-- BEGIN Record extracts --

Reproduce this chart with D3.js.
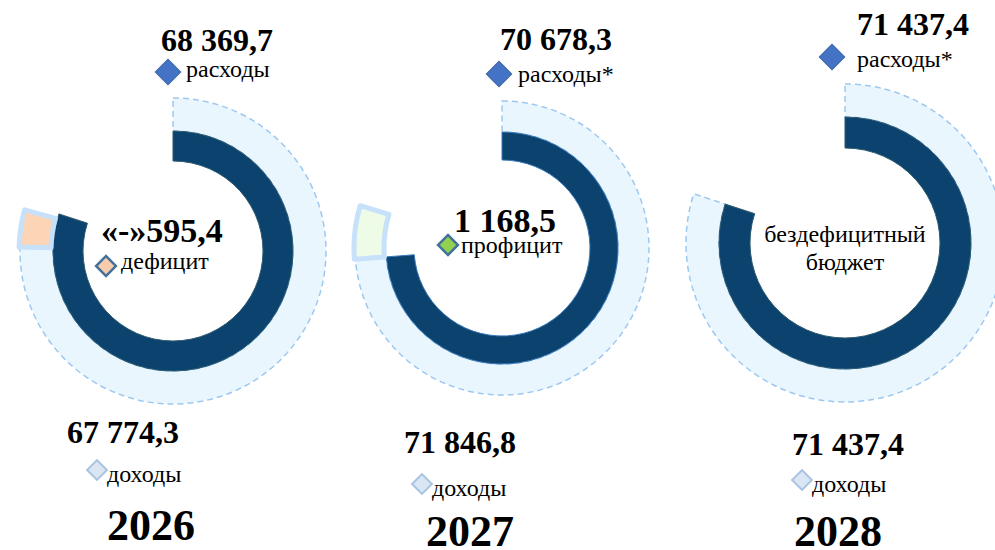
<html>
<head>
  <meta charset="utf-8">
  <title>Бюджет 2026-2028</title>
  <script src="https://cdn.jsdelivr.net/npm/d3@7"></script>
  <style>
    body { margin: 0; background: #fff; }
    svg text { font-family: "Liberation Serif", "Times New Roman", serif; fill: #000; }
  </style>
</head>
<body>
<div id="chart"></div>
<script>
// data
var years = ["2026", "2027", "2028"];
var income = [67774.3, 71846.8, 71437.4];
var expenses = [68369.7, 70678.3, 71437.4];
var expenseNames = ["расходы", "расходы*", "расходы*"];
var incomeName = "доходы";
var balanceNames = ["дефицит", "профицит", "бездефицитный бюджет"];

// layout (positions only)
var layout = [
  { cx: 173, cy: 251, r0: 90, r1: 120, r2: 153, sweep: 0.8, blockDeg: 14,
    top: [161, 51, 168, 72, 186, 77], mid: [101, 242, 106, 266, 121, 269],
    bot: [67, 443, 97, 470, 107, 482], year: [107, 540] },
  { cx: 502, cy: 248, r0: 88, r1: 116, r2: 147, sweep: 0.75, blockDeg: 21,
    top: [500, 50, 499, 74, 518, 82], mid: [454, 232, 448, 245, 461, 253],
    bot: [404, 453, 422, 484, 432, 496], year: [426, 546] },
  { cx: 845, cy: 243, r0: 95, r1: 126, r2: 159, sweep: 0.8, blockDeg: 0,
    top: [857, 35, 832, 57, 857, 67], mid: [845, 242, 0, 0, 0, 270],
    bot: [792, 455, 802, 480, 812, 492], year: [794, 546] }
];

var ru = d3.formatLocale({ decimal: ",", thousands: "\u00a0", grouping: [3], currency: ["", ""] });
var fmt = ru.format(",.1f");

var W = 995, H = 550;
var svg = d3.select("#chart").append("svg").attr("width", W).attr("height", H);

var blockFill = { deficit: "#fbd5b5", surplus: "#eefbe6" };

function diamond(g, x, y, side, fill, stroke, sw) {
  g.append("path")
    .attr("d", d3.symbol().type(d3.symbolSquare).size(side * side)())
    .attr("transform", "translate(" + x + "," + y + ") rotate(45)")
    .attr("fill", fill)
    .attr("stroke", stroke)
    .attr("stroke-width", sw);
}

years.forEach(function(yr, i) {
  var L = layout[i];
  var inc = income[i], exp = expenses[i];
  var bal = +(inc - exp).toFixed(1);
  var ang = d3.scaleLinear()
    .domain([0, Math.max(inc, exp)])
    .range([0, L.sweep * 2 * Math.PI]);
  var w = L.blockDeg * Math.PI / 180;

  var g = svg.append("g").attr("transform", "translate(" + L.cx + "," + L.cy + ")");

  // income ring and balance block
  var lightEnd, blockStart, blockEnd;
  if (bal < 0) {
    lightEnd = ang(inc) - w; blockStart = lightEnd; blockEnd = ang(inc);
  } else if (bal > 0) {
    lightEnd = ang(exp); blockStart = lightEnd; blockEnd = lightEnd + w;
  } else {
    lightEnd = ang(inc);
  }

  var outerArc = d3.arc().innerRadius(L.r1).outerRadius(L.r2);
  g.append("path")
    .attr("d", outerArc({ startAngle: 0, endAngle: lightEnd }))
    .attr("fill", "#eaf6fe")
    .attr("stroke", "#9ec8f0")
    .attr("stroke-width", 1.5)
    .attr("stroke-dasharray", "6,4");

  // expenses ring
  var innerArc = d3.arc().innerRadius(L.r0).outerRadius(L.r1);
  g.append("path")
    .attr("d", innerArc({ startAngle: 0, endAngle: ang(exp) }))
    .attr("fill", "#0b426e")
    .attr("stroke", bal > 0 ? "#3a78b8" : "#2c5a6e")
    .attr("stroke-width", 1);

  if (bal !== 0) {
    g.append("path")
      .attr("d", d3.arc().innerRadius(L.r1 + 2).outerRadius(L.r2 + 1)({ startAngle: blockStart, endAngle: blockEnd }))
      .attr("fill", bal < 0 ? blockFill.deficit : blockFill.surplus)
      .attr("stroke", "#c6e1f9")
      .attr("stroke-width", 5)
      .attr("stroke-linejoin", "round");
  }

  // top label: expenses
  svg.append("text").attr("x", L.top[0]).attr("y", L.top[1])
    .attr("font-size", 32).attr("font-weight", "bold").text(fmt(exp));
  diamond(svg, L.top[2], L.top[3], 18, "#4472c4", "#3f69a8", 1);
  svg.append("text").attr("x", L.top[4]).attr("y", L.top[5])
    .attr("font-size", 24).text(expenseNames[i]);

  // centre label: balance
  if (bal !== 0) {
    svg.append("text").attr("x", L.mid[0]).attr("y", L.mid[1])
      .attr("font-size", 34).attr("font-weight", "bold")
      .text(bal < 0 ? "«-»" + fmt(-bal) : fmt(bal));
    diamond(svg, L.mid[2], L.mid[3], 14, bal < 0 ? "#f8cbad" : "#92d050", "#41719c", 2.5);
    svg.append("text").attr("x", L.mid[4]).attr("y", L.mid[5])
      .attr("font-size", 24).text(balanceNames[i]);
  } else {
    var words = balanceNames[i].split(" ");
    svg.append("text").attr("x", L.mid[0]).attr("y", L.mid[1])
      .attr("font-size", 24).attr("text-anchor", "middle").text(words[0]);
    svg.append("text").attr("x", L.mid[0]).attr("y", L.mid[5])
      .attr("font-size", 24).attr("text-anchor", "middle").text(words[1]);
  }

  // bottom label: income
  svg.append("text").attr("x", L.bot[0]).attr("y", L.bot[1])
    .attr("font-size", 32).attr("font-weight", "bold").text(fmt(inc));
  diamond(svg, L.bot[2], L.bot[3], 14, "#dae6f3", "#a9c4e0", 2);
  svg.append("text").attr("x", L.bot[4]).attr("y", L.bot[5])
    .attr("font-size", 24).text(incomeName);

  svg.append("text").attr("x", L.year[0]).attr("y", L.year[1])
    .attr("font-size", 44).attr("font-weight", "bold").text(yr);
});
</script>
</body>
</html>
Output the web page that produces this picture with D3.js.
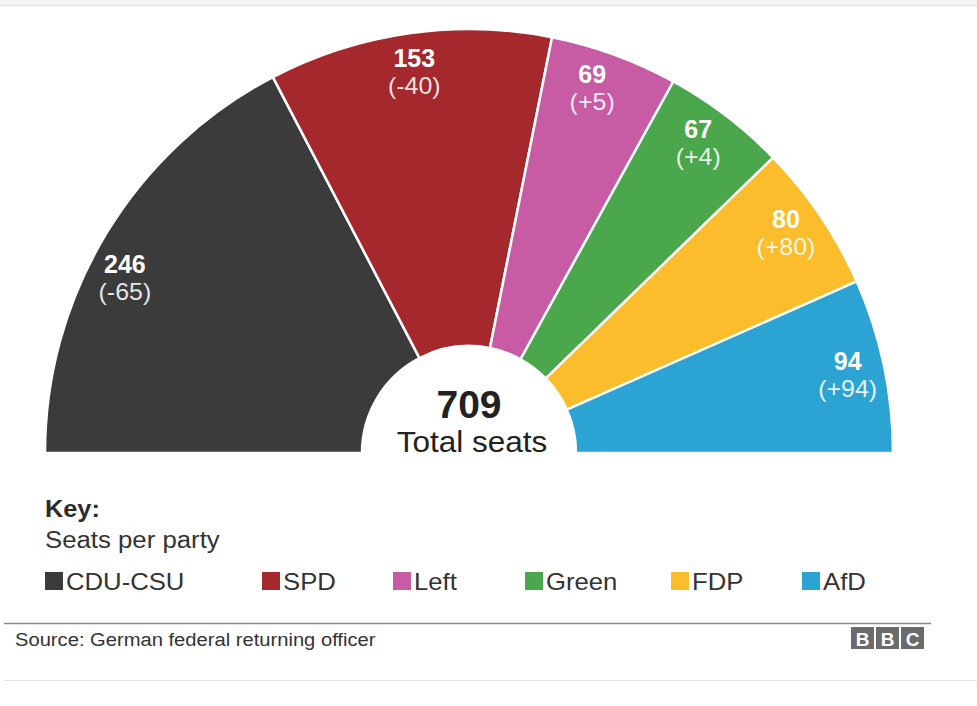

-- END Record extracts --

## Task brief
Each line of the data should be quoted exactly, with pictures left out.

## Exercise result
Reproduce this chart with D3.js.
<html>
<head>
  <meta charset="utf-8">
  <title>Бюджет 2026-2028</title>
  <script src="https://cdn.jsdelivr.net/npm/d3@7"></script>
  <style>
    body { margin: 0; background: #fff; }
    svg text { font-family: "Liberation Serif", "Times New Roman", serif; fill: #000; }
  </style>
</head>
<body>
<div id="chart"></div>
<script>
// data
var years = ["2026", "2027", "2028"];
var income = [67774.3, 71846.8, 71437.4];
var expenses = [68369.7, 70678.3, 71437.4];
var expenseNames = ["расходы", "расходы*", "расходы*"];
var incomeName = "доходы";
var balanceNames = ["дефицит", "профицит", "бездефицитный бюджет"];

// layout (positions only)
var layout = [
  { cx: 173, cy: 251, r0: 90, r1: 120, r2: 153, sweep: 0.8, blockDeg: 14,
    top: [161, 51, 168, 72, 186, 77], mid: [101, 242, 106, 266, 121, 269],
    bot: [67, 443, 97, 470, 107, 482], year: [107, 540] },
  { cx: 502, cy: 248, r0: 88, r1: 116, r2: 147, sweep: 0.75, blockDeg: 21,
    top: [500, 50, 499, 74, 518, 82], mid: [454, 232, 448, 245, 461, 253],
    bot: [404, 453, 422, 484, 432, 496], year: [426, 546] },
  { cx: 845, cy: 243, r0: 95, r1: 126, r2: 159, sweep: 0.8, blockDeg: 0,
    top: [857, 35, 832, 57, 857, 67], mid: [845, 242, 0, 0, 0, 270],
    bot: [792, 455, 802, 480, 812, 492], year: [794, 546] }
];

var ru = d3.formatLocale({ decimal: ",", thousands: "\u00a0", grouping: [3], currency: ["", ""] });
var fmt = ru.format(",.1f");

var W = 995, H = 550;
var svg = d3.select("#chart").append("svg").attr("width", W).attr("height", H);

var blockFill = { deficit: "#fbd5b5", surplus: "#eefbe6" };

function diamond(g, x, y, side, fill, stroke, sw) {
  g.append("path")
    .attr("d", d3.symbol().type(d3.symbolSquare).size(side * side)())
    .attr("transform", "translate(" + x + "," + y + ") rotate(45)")
    .attr("fill", fill)
    .attr("stroke", stroke)
    .attr("stroke-width", sw);
}

years.forEach(function(yr, i) {
  var L = layout[i];
  var inc = income[i], exp = expenses[i];
  var bal = +(inc - exp).toFixed(1);
  var ang = d3.scaleLinear()
    .domain([0, Math.max(inc, exp)])
    .range([0, L.sweep * 2 * Math.PI]);
  var w = L.blockDeg * Math.PI / 180;

  var g = svg.append("g").attr("transform", "translate(" + L.cx + "," + L.cy + ")");

  // income ring and balance block
  var lightEnd, blockStart, blockEnd;
  if (bal < 0) {
    lightEnd = ang(inc) - w; blockStart = lightEnd; blockEnd = ang(inc);
  } else if (bal > 0) {
    lightEnd = ang(exp); blockStart = lightEnd; blockEnd = lightEnd + w;
  } else {
    lightEnd = ang(inc);
  }

  var outerArc = d3.arc().innerRadius(L.r1).outerRadius(L.r2);
  g.append("path")
    .attr("d", outerArc({ startAngle: 0, endAngle: lightEnd }))
    .attr("fill", "#eaf6fe")
    .attr("stroke", "#9ec8f0")
    .attr("stroke-width", 1.5)
    .attr("stroke-dasharray", "6,4");

  // expenses ring
  var innerArc = d3.arc().innerRadius(L.r0).outerRadius(L.r1);
  g.append("path")
    .attr("d", innerArc({ startAngle: 0, endAngle: ang(exp) }))
    .attr("fill", "#0b426e")
    .attr("stroke", bal > 0 ? "#3a78b8" : "#2c5a6e")
    .attr("stroke-width", 1);

  if (bal !== 0) {
    g.append("path")
      .attr("d", d3.arc().innerRadius(L.r1 + 2).outerRadius(L.r2 + 1)({ startAngle: blockStart, endAngle: blockEnd }))
      .attr("fill", bal < 0 ? blockFill.deficit : blockFill.surplus)
      .attr("stroke", "#c6e1f9")
      .attr("stroke-width", 5)
      .attr("stroke-linejoin", "round");
  }

  // top label: expenses
  svg.append("text").attr("x", L.top[0]).attr("y", L.top[1])
    .attr("font-size", 32).attr("font-weight", "bold").text(fmt(exp));
  diamond(svg, L.top[2], L.top[3], 18, "#4472c4", "#3f69a8", 1);
  svg.append("text").attr("x", L.top[4]).attr("y", L.top[5])
    .attr("font-size", 24).text(expenseNames[i]);

  // centre label: balance
  if (bal !== 0) {
    svg.append("text").attr("x", L.mid[0]).attr("y", L.mid[1])
      .attr("font-size", 34).attr("font-weight", "bold")
      .text(bal < 0 ? "«-»" + fmt(-bal) : fmt(bal));
    diamond(svg, L.mid[2], L.mid[3], 14, bal < 0 ? "#f8cbad" : "#92d050", "#41719c", 2.5);
    svg.append("text").attr("x", L.mid[4]).attr("y", L.mid[5])
      .attr("font-size", 24).text(balanceNames[i]);
  } else {
    var words = balanceNames[i].split(" ");
    svg.append("text").attr("x", L.mid[0]).attr("y", L.mid[1])
      .attr("font-size", 24).attr("text-anchor", "middle").text(words[0]);
    svg.append("text").attr("x", L.mid[0]).attr("y", L.mid[5])
      .attr("font-size", 24).attr("text-anchor", "middle").text(words[1]);
  }

  // bottom label: income
  svg.append("text").attr("x", L.bot[0]).attr("y", L.bot[1])
    .attr("font-size", 32).attr("font-weight", "bold").text(fmt(inc));
  diamond(svg, L.bot[2], L.bot[3], 14, "#dae6f3", "#a9c4e0", 2);
  svg.append("text").attr("x", L.bot[4]).attr("y", L.bot[5])
    .attr("font-size", 24).text(incomeName);

  svg.append("text").attr("x", L.year[0]).attr("y", L.year[1])
    .attr("font-size", 44).attr("font-weight", "bold").text(yr);
});
</script>
</body>
</html>
Output the web page that produces this picture with D3.js.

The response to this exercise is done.